Member museum
National Museum of Ethnology, the Netherlands
Museum Volkenkunde in Leiden traces to King William I's 1816 Royal Cabinet of Curiosities in The Hague, founded on donated "Chinese curiosities" and expanded with Japanese collections from J. Cock Blomhoff (1826), Ph. F. von Siebold (1831) and J.F. van Overmeer Fisscher (1832). When the Cabinet dissolved in 1883, its ethnographic holdings passed to the National Ethnographic Museum in Leiden (opened 1864), which grew further with Indonesian, South Seas, African (including Benin bronzes), American (Peruvian ceramics), Tibetan and Siberian material through the early 20th century.
The museum moved to its current building in 1937 and was renamed the National Museum of Ethnology, adding New Guinea and Greenland material after WWII and undergoing major renovation in the 1990s.
On 1 April 2014 it merged with the Tropenmuseum (Amsterdam, est. 1864) and the Africa Museum (Berg en Dal, est. 1954) to form the National Museum of World Cultures across three sites — each retaining its own name — with a combined collection of over 400,000 items and a shared Research Centre for Material Culture.

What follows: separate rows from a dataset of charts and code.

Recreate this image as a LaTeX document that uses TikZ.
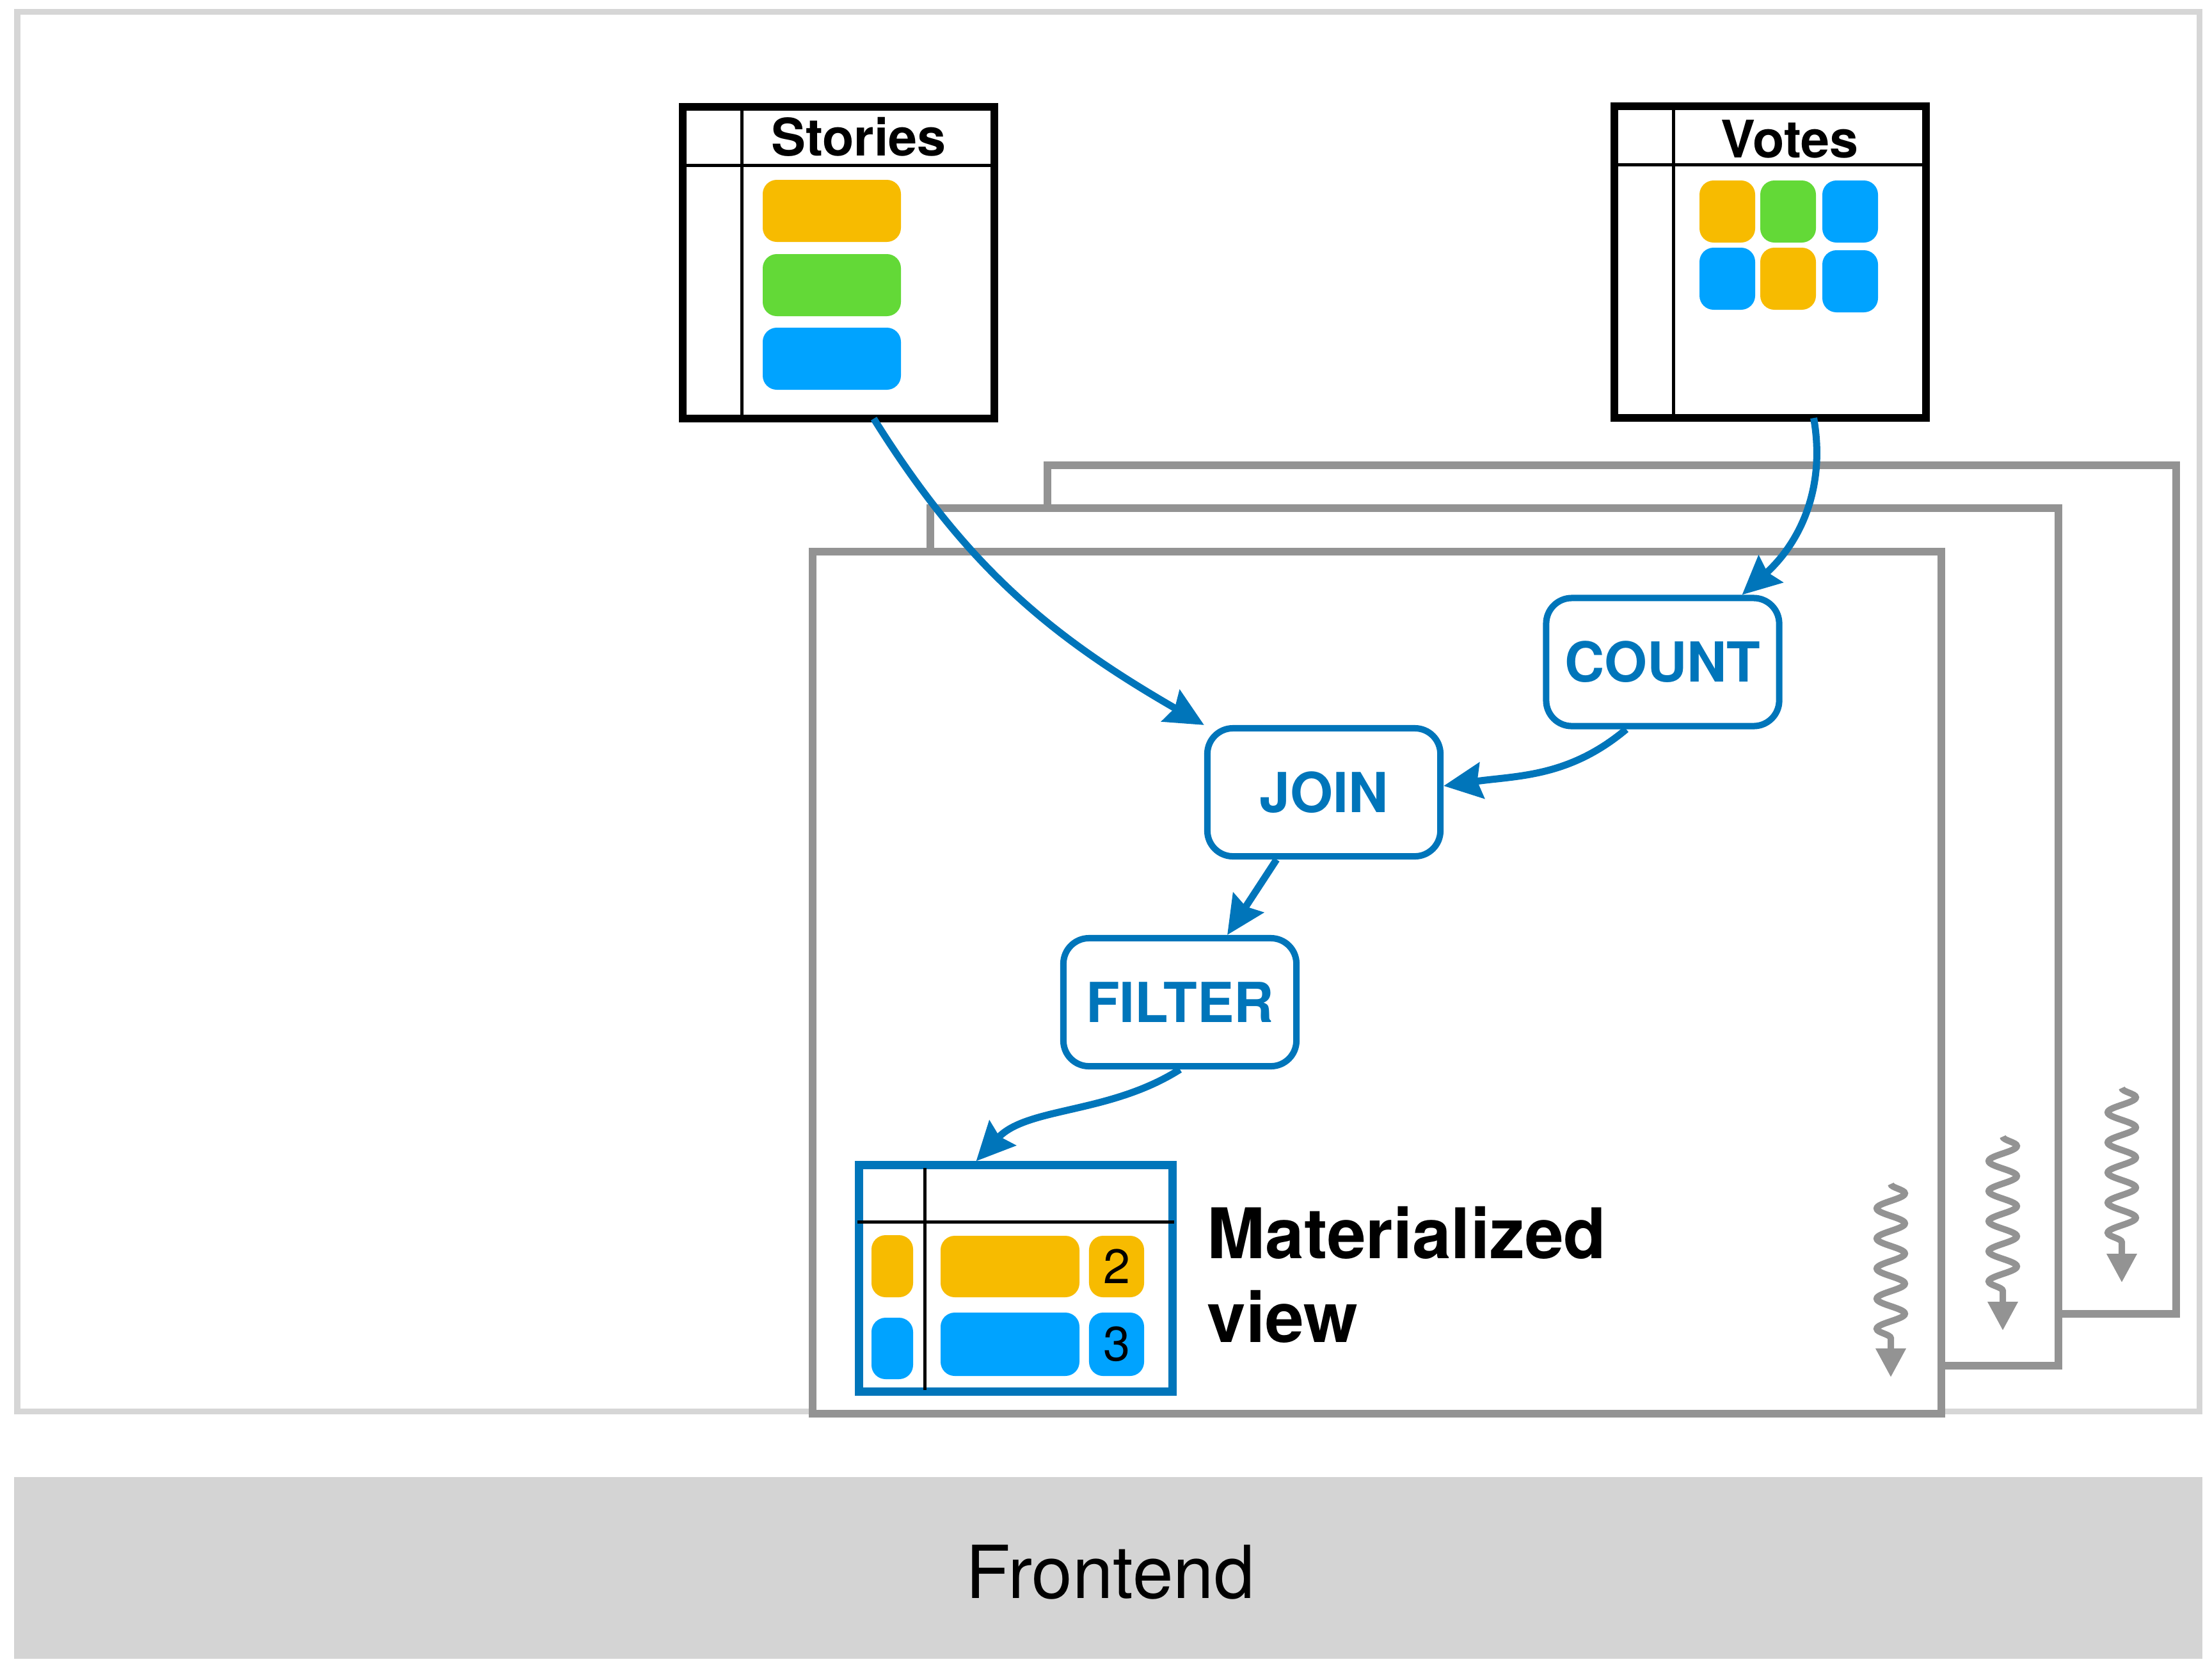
\documentclass[tikz,border=0pt]{standalone}
\usepackage{fontspec}
\setmainfont{TeX Gyre Heros}
\usetikzlibrary{positioning,calc,arrows.meta,decorations.pathmorphing}

\definecolor{opblue}{HTML}{0075BA}
\definecolor{rowyellow}{HTML}{F7BB00}
\definecolor{rowgreen}{HTML}{63D937}
\definecolor{rowblue}{HTML}{00A3FF}
\definecolor{framegray}{HTML}{939393}
\definecolor{edgegray}{HTML}{D6D6D6}
\definecolor{bandgray}{HTML}{D4D4D4}

\tikzset{
    tablebox/.style={draw, line width=0.12cm, minimum width=4.87cm, minimum height=4.87cm, inner sep=0pt, outer sep=0pt},
    tabletitle/.style={anchor=base, font=\fontsize{23}{27}\selectfont\bfseries},
    opbox/.style={draw=opblue, fill=white, line width=0.1cm, rounded corners=0.4cm, minimum width=3.64cm, minimum height=2cm, text=opblue, font=\fontsize{24.5}{29}\selectfont\bfseries},
    flow/.style={draw=opblue, line width=0.11cm, -{Stealth[length=0.6cm, width=0.56cm, inset=0.07cm]}},
    shard/.style={draw=framegray, fill=white, line width=0.12cm},
    wavy/.style={draw=framegray, line width=0.1cm, -{Triangle[length=0.45cm, width=0.45cm]}, decorate, decoration={snake, amplitude=0.22cm, segment length=0.47cm, post length=0.5cm}},
    chip/.style={rounded corners=0.22cm},
    countchip/.style={chip, inner sep=0pt, minimum width=0.86cm, font=\fontsize{21.5}{25}\selectfont},
    cellline/.style={line width=0.05cm}
}

\begin{document}
\begin{tikzpicture}[x=0.01cm, y=-0.01cm]
        \useasboundingbox ( 0, 0 ) rectangle ( 3457, 2596 );

        % рамка и фронтенд
        \draw [edgegray, line width=0.09cm] ( 27, 18 ) rectangle ( 3437, 2205 );
        \fill [bandgray] ( 22, 2308 ) rectangle ( 3442, 2592 );
        \node [font=\fontsize{32.5}{38}\selectfont] (frontend) at ( 1735, 2457 ) {Frontend};

        % шарды
        \draw [shard] ( 1637, 727 ) rectangle ( 3401, 2053 );
        \draw [shard] ( 1454, 794 ) rectangle ( 3217, 2134 );
        \draw [shard] ( 1270, 862 ) rectangle ( 3034, 2209 );

        % таблица Stories
        \node [tablebox] (stories) at ( 1310.5, 410.5 ) {};
        \draw [cellline] ( 1159, 167 ) -- ( 1159, 654 );
        \draw [cellline] ( 1067, 258 ) -- ( 1554, 258 );
        \node [tabletitle] (storiestitle) at ( 1342, 243 ) {Stories};
        \foreach \c/\y in {rowyellow/281, rowgreen/397, rowblue/512}
            \fill [\c, chip] ( 1192, \y ) rectangle ( 1408, \y+97 );

        % таблица Votes
        \node [tablebox] (votes) at ( 2766.5, 409.5 ) {};
        \draw [cellline] ( 2615, 166 ) -- ( 2615, 653 );
        \draw [cellline] ( 2523, 257 ) -- ( 3010, 257 );
        \node [tabletitle] (votestitle) at ( 2797, 246 ) {Votes};
        \foreach \c/\x/\y in {rowyellow/2656/282, rowgreen/2751/282, rowblue/2848/282,
                              rowblue/2656/387, rowyellow/2751/387, rowblue/2848/391}
            \fill [\c, chip] ( \x, \y ) rectangle ( \x+87, \y+97 );

        % операторы
        \node [opbox] (count) at ( 2598.5, 1034.5 ) {COUNT};
        \node [opbox] (join) at ( 2069, 1238 ) {JOIN};
        \node [opbox] (filter) at ( 1844, 1566 ) {FILTER};

        % материализованное представление
        \node [draw=opblue, line width=0.13cm, minimum width=4.89cm, minimum height=3.53cm, inner sep=0pt] (matview) at ( 1587.5, 1997.5 ) {};
        \draw [cellline] ( 1445, 1825 ) -- ( 1445, 2172 );
        \draw [cellline] ( 1340, 1909 ) -- ( 1835, 1909 );
        \fill [rowyellow, chip] ( 1362, 1930 ) rectangle ( 1427, 2027 );
        \fill [rowyellow, chip] ( 1470, 1931 ) rectangle ( 1687, 2027 );
        \node [countchip, fill=rowyellow, minimum height=0.96cm] (two) at ( 1745, 1979 ) {2};
        \fill [rowblue, chip] ( 1362, 2059 ) rectangle ( 1427, 2155 );
        \fill [rowblue, chip] ( 1470, 2051 ) rectangle ( 1687, 2150 );
        \node [countchip, fill=rowblue, minimum height=0.99cm] (three) at ( 1745, 2100.5 ) {3};
        \node [anchor=base west, align=left, inner sep=0pt, font=\fontsize{31}{37}\selectfont\bfseries] (mvlabel) at ( 1886, 2097 ) {Materialized\\view};

        % потоки
        \draw [flow] ($(stories.south)+(55,0)$) to [out=-58, in=150] (join.north west);
        \draw [flow] ($(votes.south)+(68,0)$) to [out=-80, in=42] ($(count.north)+(124,0)$);
        \draw [flow] ($(count.south)+(-57,0)$) to [out=-140, in=8] ($(join.east)+(0,-10)$);
        \draw [flow] ($(join.south)+(-74,0)$) -- ($(filter.north)+(74,0)$);
        \draw [flow] (filter.south) .. controls +(-110,70) and +(80,-85) .. ($(matview.north)+(-62,0)$);

        % волны
        \foreach \i/\x/\ya/\yb in {1/2955/1850/2152, 2/3130/1776/2079, 3/3316/1700/2004} {
            \coordinate (wave\i top) at ( \x, \ya );
            \coordinate (wave\i tip) at ( \x, \yb );
            \draw [wavy] (wave\i top) -- (wave\i tip);
        }
\end{tikzpicture}
\end{document}
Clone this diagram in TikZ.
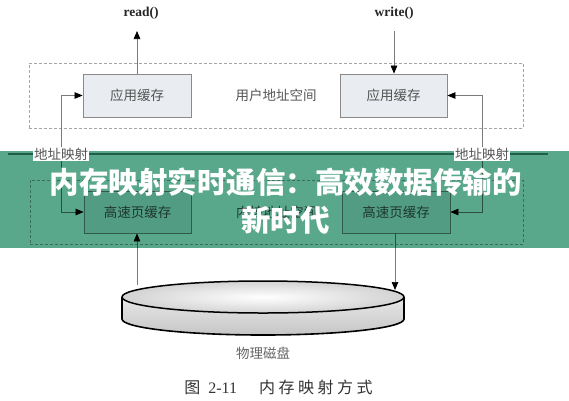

Collection size: 200,000 objects, plus 500,000 images/multimedia items and 40,000 books. Highlights include Qing-period Chinese objects, Edo and Bunka-Bunsei period Japanese paintings, Tibetan ritual objects, Santal culture pieces, Indian gold jewellery, Korean ritual objects, Indonesian wayang/batik/kris, an Indo-Javanese collection, Oceanic tapa and Fiji material, American Indian silver jewellery, Pueblo pottery, Navajo textiles, Hopi Kachina dolls, Mesoamerican textiles, Greenlandic modern art, Sami and Siberian collections, West/Central African material (Benin bronzes), and a photography collection.